2011 was the deepest exploration of all those ideals, as it was the first time that we made the step of signing an international artist in the shape of Feldberg. Shit gets real when you can't explain a bad decision over a pint in the pub. 2011 also saw the migration of the biggest band we've had on our label, And So I Watch You From Afar. Both of these events occured at the same time; the centre of our label's gravity had shifted all the way to Reykjavik . To be honest, I wasn't sure how we were going to get on.

But then the music started happening and gravity was an irrelevance! 

LaFaro delivered a second album so sublime it stunned us all and continues to thunder around the office weekly 'Easy Meat' was a record so good that I felt that I had grown up listening to it. ASIWYFA's 'Gangs' was as ambitous and futuristic as I hoped it would be (and worked wonderfully on the excellent Richter Collective). Feldberg's debut album was warming, sunny and gorgeous. More Than Conquerors came of age with the best sounding rock record we've ever released and Our Krypton Son brought our year graciously to a close with songwriting of the highest order.

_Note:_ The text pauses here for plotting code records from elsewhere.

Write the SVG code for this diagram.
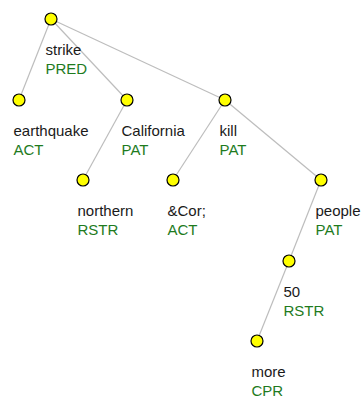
<svg xmlns="http://www.w3.org/2000/svg" width="361" height="397" viewBox="0 0 361 397">
  <style>
    .edge { stroke: #bdbdbd; stroke-width: 1.2; fill: none; }
    .node { fill: #ffff00; stroke: #000; stroke-width: 1.2; }
    .lemma { font-family: "Liberation Sans", Arial, sans-serif; font-size: 15px; fill: #1a1a1a; }
    .func { font-family: "Liberation Sans", Arial, sans-serif; font-size: 15px; fill: #1e7b1e; }
  </style>
  <rect width="361" height="397" fill="#ffffff"/>
  <g id="edges">
    <line class="edge" x1="51" y1="19" x2="19" y2="100"/>
    <line class="edge" x1="51" y1="19" x2="127" y2="100"/>
    <line class="edge" x1="51" y1="19" x2="225" y2="100"/>
    <line class="edge" x1="127" y1="100" x2="83" y2="180"/>
    <line class="edge" x1="225" y1="100" x2="173" y2="180"/>
    <line class="edge" x1="225" y1="100" x2="321" y2="180"/>
    <line class="edge" x1="321" y1="180" x2="289" y2="261"/>
    <line class="edge" x1="289" y1="261" x2="257" y2="341"/>
  </g>
  <g id="n-strike">
    <circle class="node" cx="51" cy="19" r="6"/>
    <text class="lemma" x="45.5" y="55">strike</text>
    <text class="func" x="45.5" y="73.5">PRED</text>
  </g>
  <g id="n-earthquake">
    <circle class="node" cx="19" cy="100" r="6"/>
    <text class="lemma" x="13.5" y="136">earthquake</text>
    <text class="func" x="13.5" y="154.5">ACT</text>
  </g>
  <g id="n-california">
    <circle class="node" cx="127" cy="100" r="6"/>
    <text class="lemma" x="121.5" y="136">California</text>
    <text class="func" x="121.5" y="154.5">PAT</text>
  </g>
  <g id="n-northern">
    <circle class="node" cx="83" cy="180" r="6"/>
    <text class="lemma" x="77.5" y="216">northern</text>
    <text class="func" x="77.5" y="234.5">RSTR</text>
  </g>
  <g id="n-kill">
    <circle class="node" cx="225" cy="100" r="6"/>
    <text class="lemma" x="219.5" y="136">kill</text>
    <text class="func" x="219.5" y="154.5">PAT</text>
  </g>
  <g id="n-cor">
    <circle class="node" cx="173" cy="180" r="6"/>
    <text class="lemma" x="167.5" y="216">&amp;Cor;</text>
    <text class="func" x="167.5" y="234.5">ACT</text>
  </g>
  <g id="n-people">
    <circle class="node" cx="321" cy="180" r="6"/>
    <text class="lemma" x="315.5" y="216">people</text>
    <text class="func" x="315.5" y="234.5">PAT</text>
  </g>
  <g id="n-50">
    <circle class="node" cx="289" cy="261" r="6"/>
    <text class="lemma" x="283.5" y="297">50</text>
    <text class="func" x="283.5" y="315.5">RSTR</text>
  </g>
  <g id="n-more">
    <circle class="node" cx="257" cy="341" r="6"/>
    <text class="lemma" x="251.5" y="377">more</text>
    <text class="func" x="251.5" y="395.5">CPR</text>
  </g>
</svg>
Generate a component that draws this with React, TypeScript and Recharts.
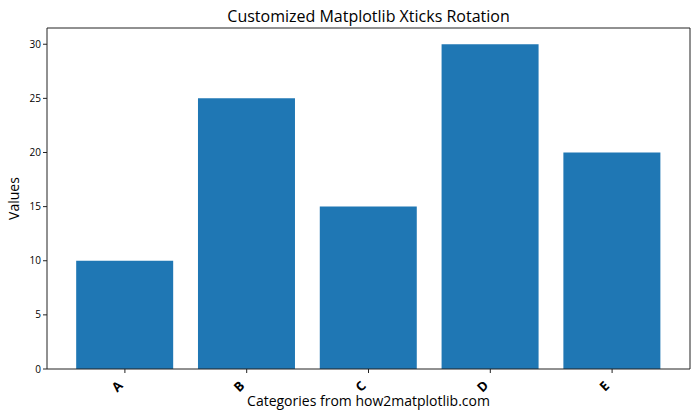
import React from "react";
import { BarChart, Bar, XAxis, YAxis } from "recharts";

const categories = ["A", "B", "C", "D", "E"];
const values = [10, 25, 15, 30, 20];
const yTicks = [0, 5, 10, 15, 20, 25, 30];

const data = categories.map((name, i) => ({ name, value: values[i] }));

const FONT = "'Open Sans', 'Noto Sans', sans-serif";

// rotated 45° labels sitting left-below the tick, like ha='right' in matplotlib
const RotatedTick = (props: any) => {
  const { x, y, payload } = props;
  return (
    <text
      x={x - 8}
      y={y + 11}
      transform={`rotate(-45, ${x - 8}, ${y + 11})`}
      textAnchor="middle"
      dominantBaseline="central"
      fontSize={13}
      fontWeight="bold"
      fontFamily={FONT}
      fill="#000"
    >
      {payload.value}
    </text>
  );
};

export default function App() {
  return (
    <div
      style={{
        position: "absolute",
        left: 0,
        top: 0,
        width: 700,
        height: 420,
        background: "#fff",
        fontFamily: FONT,
      }}
    >
      <div
        style={{
          position: "absolute",
          top: 5,
          left: 47,
          width: 643,
          textAlign: "center",
          fontSize: 16,
          color: "#000",
          lineHeight: "22px",
        }}
      >
        Customized Matplotlib Xticks Rotation
      </div>
      <BarChart
        width={700}
        height={420}
        data={data}
        margin={{ top: 27, right: 9, bottom: 0, left: 0 }}
        barCategoryGap="10%"
      >
        <XAxis
          dataKey="name"
          height={51}
          padding={{ left: 17, right: 17 }}
          stroke="#222"
          tickLine={{ stroke: "#222" }}
          tickSize={4}
          tick={<RotatedTick />}
          interval={0}
          label={{
            value: "Categories from how2matplotlib.com",
            position: "center",
            dy: 7,
            fontSize: 14,
            fill: "#000",
            fontFamily: FONT,
          }}
        />
        <XAxis
          xAxisId="top"
          orientation="top"
          dataKey="name"
          height={1}
          tick={false}
          tickLine={false}
          stroke="#222"
        />
        <YAxis
          width={47}
          domain={[0, 31.5]}
          ticks={yTicks}
          stroke="#222"
          tickSize={4}
          tickMargin={2}
          tick={{ fontSize: 10, fill: "#000", fontFamily: FONT }}
          label={{
            value: "Values",
            angle: -90,
            position: "center",
            dx: -9,
            fontSize: 14,
            fill: "#000",
            fontFamily: FONT,
          }}
        />
        <YAxis
          yAxisId="right"
          orientation="right"
          width={1}
          domain={[0, 31.5]}
          tick={false}
          tickLine={false}
          stroke="#222"
        />
        <Bar dataKey="value" fill="#1f77b4" isAnimationActive={false} />
      </BarChart>
    </div>
  );
}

Marty DiBergi: Do you feel that playing rock 'n' roll music keeps you a child? That is, keeps you in a state of arrested development? 
Derek Smalls: No. No. No. I feel it's like, it's more like going, going to a, a national park or something. And there's, you know, they preserve the moose. And that's, that's my childhood up there on stage. That moose, you know. 
Marty DiBergi: So when you're playing you feel like a preserved moose on stage? 
Derek Smalls: Yeah. 

I hope now that my ten years here can fold into twenty and that each record we release makes you as happy, riotous or inspired as I feel when I listen to them (handily now all via soundcloud playlists!).

Thank you to all our artists, anyone that has ever bought one of our records, booked one of our bands for a show, illustrated a poster, designed a tee, done me a favour (I owe thousands to you all at this stage), towed a van, lent a guitar or handed out a flier. We wouldn't be here without you and we hope we serve you well!